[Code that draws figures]

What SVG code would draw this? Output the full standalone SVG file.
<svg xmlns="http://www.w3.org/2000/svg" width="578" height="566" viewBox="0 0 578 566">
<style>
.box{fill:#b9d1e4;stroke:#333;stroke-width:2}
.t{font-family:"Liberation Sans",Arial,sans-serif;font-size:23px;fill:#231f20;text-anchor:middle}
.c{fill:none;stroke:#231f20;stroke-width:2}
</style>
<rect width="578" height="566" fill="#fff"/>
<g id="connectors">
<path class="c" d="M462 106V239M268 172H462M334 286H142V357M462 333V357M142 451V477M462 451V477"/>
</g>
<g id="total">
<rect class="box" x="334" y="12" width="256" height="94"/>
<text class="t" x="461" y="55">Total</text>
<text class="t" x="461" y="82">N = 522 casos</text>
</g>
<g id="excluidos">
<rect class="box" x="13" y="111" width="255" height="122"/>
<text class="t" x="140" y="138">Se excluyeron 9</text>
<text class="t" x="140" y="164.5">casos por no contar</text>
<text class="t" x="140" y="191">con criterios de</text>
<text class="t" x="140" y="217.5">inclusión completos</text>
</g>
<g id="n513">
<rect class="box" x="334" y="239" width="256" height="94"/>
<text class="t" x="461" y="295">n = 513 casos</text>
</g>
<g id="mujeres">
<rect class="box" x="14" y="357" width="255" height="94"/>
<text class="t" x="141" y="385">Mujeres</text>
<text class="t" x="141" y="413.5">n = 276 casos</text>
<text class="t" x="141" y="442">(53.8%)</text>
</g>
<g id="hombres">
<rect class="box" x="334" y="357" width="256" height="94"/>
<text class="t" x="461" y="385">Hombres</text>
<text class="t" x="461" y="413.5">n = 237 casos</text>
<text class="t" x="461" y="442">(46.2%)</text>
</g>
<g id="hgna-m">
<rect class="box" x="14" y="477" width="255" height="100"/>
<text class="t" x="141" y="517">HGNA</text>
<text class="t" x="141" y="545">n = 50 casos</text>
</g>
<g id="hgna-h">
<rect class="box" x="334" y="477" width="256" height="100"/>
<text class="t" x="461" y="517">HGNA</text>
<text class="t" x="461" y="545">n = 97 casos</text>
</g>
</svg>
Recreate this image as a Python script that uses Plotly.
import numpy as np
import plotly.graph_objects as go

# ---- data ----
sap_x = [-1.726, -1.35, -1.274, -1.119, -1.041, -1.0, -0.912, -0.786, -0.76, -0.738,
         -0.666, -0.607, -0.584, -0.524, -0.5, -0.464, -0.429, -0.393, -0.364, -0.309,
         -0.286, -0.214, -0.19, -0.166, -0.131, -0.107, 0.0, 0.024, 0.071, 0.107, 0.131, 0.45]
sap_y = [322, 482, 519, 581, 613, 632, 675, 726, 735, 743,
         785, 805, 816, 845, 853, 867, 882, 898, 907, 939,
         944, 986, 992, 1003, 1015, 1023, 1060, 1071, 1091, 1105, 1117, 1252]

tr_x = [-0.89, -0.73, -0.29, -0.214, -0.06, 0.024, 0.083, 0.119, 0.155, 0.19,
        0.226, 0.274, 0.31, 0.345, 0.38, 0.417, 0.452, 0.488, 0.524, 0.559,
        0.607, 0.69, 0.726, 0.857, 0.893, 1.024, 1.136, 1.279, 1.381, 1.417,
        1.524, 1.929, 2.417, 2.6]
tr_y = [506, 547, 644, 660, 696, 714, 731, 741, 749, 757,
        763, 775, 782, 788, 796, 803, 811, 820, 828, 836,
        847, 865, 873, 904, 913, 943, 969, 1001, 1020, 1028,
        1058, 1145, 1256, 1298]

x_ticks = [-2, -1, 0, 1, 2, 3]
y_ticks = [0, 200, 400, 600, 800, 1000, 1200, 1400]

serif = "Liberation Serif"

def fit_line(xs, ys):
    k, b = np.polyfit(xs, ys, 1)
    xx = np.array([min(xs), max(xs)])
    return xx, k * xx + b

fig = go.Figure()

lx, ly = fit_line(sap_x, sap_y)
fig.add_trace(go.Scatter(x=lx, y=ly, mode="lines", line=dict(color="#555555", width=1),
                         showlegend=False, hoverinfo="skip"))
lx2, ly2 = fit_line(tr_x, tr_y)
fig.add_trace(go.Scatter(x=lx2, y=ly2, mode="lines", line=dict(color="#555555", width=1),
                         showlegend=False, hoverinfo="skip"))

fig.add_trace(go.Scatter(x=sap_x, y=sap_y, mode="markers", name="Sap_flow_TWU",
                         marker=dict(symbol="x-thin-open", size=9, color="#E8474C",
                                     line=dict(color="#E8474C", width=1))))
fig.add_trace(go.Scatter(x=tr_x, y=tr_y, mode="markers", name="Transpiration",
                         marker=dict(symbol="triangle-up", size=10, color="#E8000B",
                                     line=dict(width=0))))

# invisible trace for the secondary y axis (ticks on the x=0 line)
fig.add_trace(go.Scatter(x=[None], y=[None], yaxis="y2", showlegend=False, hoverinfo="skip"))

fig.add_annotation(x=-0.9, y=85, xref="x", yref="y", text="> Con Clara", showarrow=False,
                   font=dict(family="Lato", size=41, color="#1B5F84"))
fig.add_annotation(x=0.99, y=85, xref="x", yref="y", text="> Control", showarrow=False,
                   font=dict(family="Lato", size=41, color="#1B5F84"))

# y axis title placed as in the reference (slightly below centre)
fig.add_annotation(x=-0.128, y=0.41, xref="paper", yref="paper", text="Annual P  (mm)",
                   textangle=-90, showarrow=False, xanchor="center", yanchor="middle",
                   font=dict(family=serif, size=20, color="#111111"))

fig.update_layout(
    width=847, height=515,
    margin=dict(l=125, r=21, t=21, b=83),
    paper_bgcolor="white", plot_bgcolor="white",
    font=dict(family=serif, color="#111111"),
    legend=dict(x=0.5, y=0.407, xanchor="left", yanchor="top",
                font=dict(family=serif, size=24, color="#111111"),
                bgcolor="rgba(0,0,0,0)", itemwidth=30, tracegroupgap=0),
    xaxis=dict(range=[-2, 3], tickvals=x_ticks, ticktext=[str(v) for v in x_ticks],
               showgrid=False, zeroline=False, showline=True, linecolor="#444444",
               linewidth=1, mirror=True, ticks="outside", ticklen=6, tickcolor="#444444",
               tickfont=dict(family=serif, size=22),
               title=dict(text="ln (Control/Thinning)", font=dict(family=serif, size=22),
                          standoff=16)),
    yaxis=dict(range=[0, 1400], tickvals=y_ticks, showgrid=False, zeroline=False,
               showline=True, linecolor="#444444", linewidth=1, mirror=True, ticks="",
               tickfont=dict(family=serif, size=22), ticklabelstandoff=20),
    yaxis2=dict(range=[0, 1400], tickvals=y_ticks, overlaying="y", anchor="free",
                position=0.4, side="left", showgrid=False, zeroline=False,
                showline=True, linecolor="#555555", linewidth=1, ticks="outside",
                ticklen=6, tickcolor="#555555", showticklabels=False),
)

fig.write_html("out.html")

==

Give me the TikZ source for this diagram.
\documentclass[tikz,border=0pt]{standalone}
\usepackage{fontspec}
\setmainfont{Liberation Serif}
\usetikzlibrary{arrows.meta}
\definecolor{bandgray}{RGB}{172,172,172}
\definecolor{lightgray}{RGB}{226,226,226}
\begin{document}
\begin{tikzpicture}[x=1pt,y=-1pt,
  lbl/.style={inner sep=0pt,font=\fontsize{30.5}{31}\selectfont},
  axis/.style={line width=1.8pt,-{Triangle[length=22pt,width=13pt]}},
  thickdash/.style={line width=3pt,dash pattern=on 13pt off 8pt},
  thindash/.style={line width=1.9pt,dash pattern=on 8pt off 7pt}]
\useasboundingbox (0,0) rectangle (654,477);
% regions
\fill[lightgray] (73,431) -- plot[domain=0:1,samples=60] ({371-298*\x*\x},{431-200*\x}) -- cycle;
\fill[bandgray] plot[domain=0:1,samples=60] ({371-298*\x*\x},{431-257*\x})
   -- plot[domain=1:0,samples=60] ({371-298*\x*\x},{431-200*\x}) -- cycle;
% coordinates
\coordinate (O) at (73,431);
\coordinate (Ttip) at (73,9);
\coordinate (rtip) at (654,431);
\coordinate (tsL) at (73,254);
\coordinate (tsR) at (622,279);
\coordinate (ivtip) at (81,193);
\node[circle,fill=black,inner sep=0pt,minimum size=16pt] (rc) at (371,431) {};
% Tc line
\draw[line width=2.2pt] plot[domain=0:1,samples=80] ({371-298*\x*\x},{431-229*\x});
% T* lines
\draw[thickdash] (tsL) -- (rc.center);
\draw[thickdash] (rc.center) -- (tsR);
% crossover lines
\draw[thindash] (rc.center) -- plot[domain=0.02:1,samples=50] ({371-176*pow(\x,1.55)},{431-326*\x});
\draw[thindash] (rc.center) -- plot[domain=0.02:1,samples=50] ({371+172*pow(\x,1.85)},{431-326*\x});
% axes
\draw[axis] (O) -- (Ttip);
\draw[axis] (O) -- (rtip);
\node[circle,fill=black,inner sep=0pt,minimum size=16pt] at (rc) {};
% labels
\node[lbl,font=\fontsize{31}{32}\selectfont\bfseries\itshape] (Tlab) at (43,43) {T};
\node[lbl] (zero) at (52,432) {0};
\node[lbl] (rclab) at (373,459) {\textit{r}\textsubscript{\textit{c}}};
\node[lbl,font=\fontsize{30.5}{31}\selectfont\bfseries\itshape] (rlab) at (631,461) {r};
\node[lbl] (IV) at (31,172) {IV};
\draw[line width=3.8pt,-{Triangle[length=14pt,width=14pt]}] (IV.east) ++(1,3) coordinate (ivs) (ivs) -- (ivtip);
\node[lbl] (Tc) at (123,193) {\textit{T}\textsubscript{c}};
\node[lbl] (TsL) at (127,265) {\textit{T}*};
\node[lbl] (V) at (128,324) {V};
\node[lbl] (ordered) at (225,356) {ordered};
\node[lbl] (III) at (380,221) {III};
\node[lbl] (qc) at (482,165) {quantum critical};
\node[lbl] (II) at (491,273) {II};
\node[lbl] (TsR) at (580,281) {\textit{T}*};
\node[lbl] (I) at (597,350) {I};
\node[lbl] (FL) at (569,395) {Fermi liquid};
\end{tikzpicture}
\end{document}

* _WHAT YOU SHOULD DO_:
Your task is to reproduce exactly the lines beginning at the line containing "Recreate this image" and ending at the line containing "fig = go.Figure()", inclusive.

* _CORRECT OUTPUT_:
Recreate this image as a Python script that uses Plotly.
import numpy as np
import plotly.graph_objects as go

# ---- data ----
sap_x = [-1.726, -1.35, -1.274, -1.119, -1.041, -1.0, -0.912, -0.786, -0.76, -0.738,
         -0.666, -0.607, -0.584, -0.524, -0.5, -0.464, -0.429, -0.393, -0.364, -0.309,
         -0.286, -0.214, -0.19, -0.166, -0.131, -0.107, 0.0, 0.024, 0.071, 0.107, 0.131, 0.45]
sap_y = [322, 482, 519, 581, 613, 632, 675, 726, 735, 743,
         785, 805, 816, 845, 853, 867, 882, 898, 907, 939,
         944, 986, 992, 1003, 1015, 1023, 1060, 1071, 1091, 1105, 1117, 1252]

tr_x = [-0.89, -0.73, -0.29, -0.214, -0.06, 0.024, 0.083, 0.119, 0.155, 0.19,
        0.226, 0.274, 0.31, 0.345, 0.38, 0.417, 0.452, 0.488, 0.524, 0.559,
        0.607, 0.69, 0.726, 0.857, 0.893, 1.024, 1.136, 1.279, 1.381, 1.417,
        1.524, 1.929, 2.417, 2.6]
tr_y = [506, 547, 644, 660, 696, 714, 731, 741, 749, 757,
        763, 775, 782, 788, 796, 803, 811, 820, 828, 836,
        847, 865, 873, 904, 913, 943, 969, 1001, 1020, 1028,
        1058, 1145, 1256, 1298]

x_ticks = [-2, -1, 0, 1, 2, 3]
y_ticks = [0, 200, 400, 600, 800, 1000, 1200, 1400]

serif = "Liberation Serif"

def fit_line(xs, ys):
    k, b = np.polyfit(xs, ys, 1)
    xx = np.array([min(xs), max(xs)])
    return xx, k * xx + b

fig = go.Figure()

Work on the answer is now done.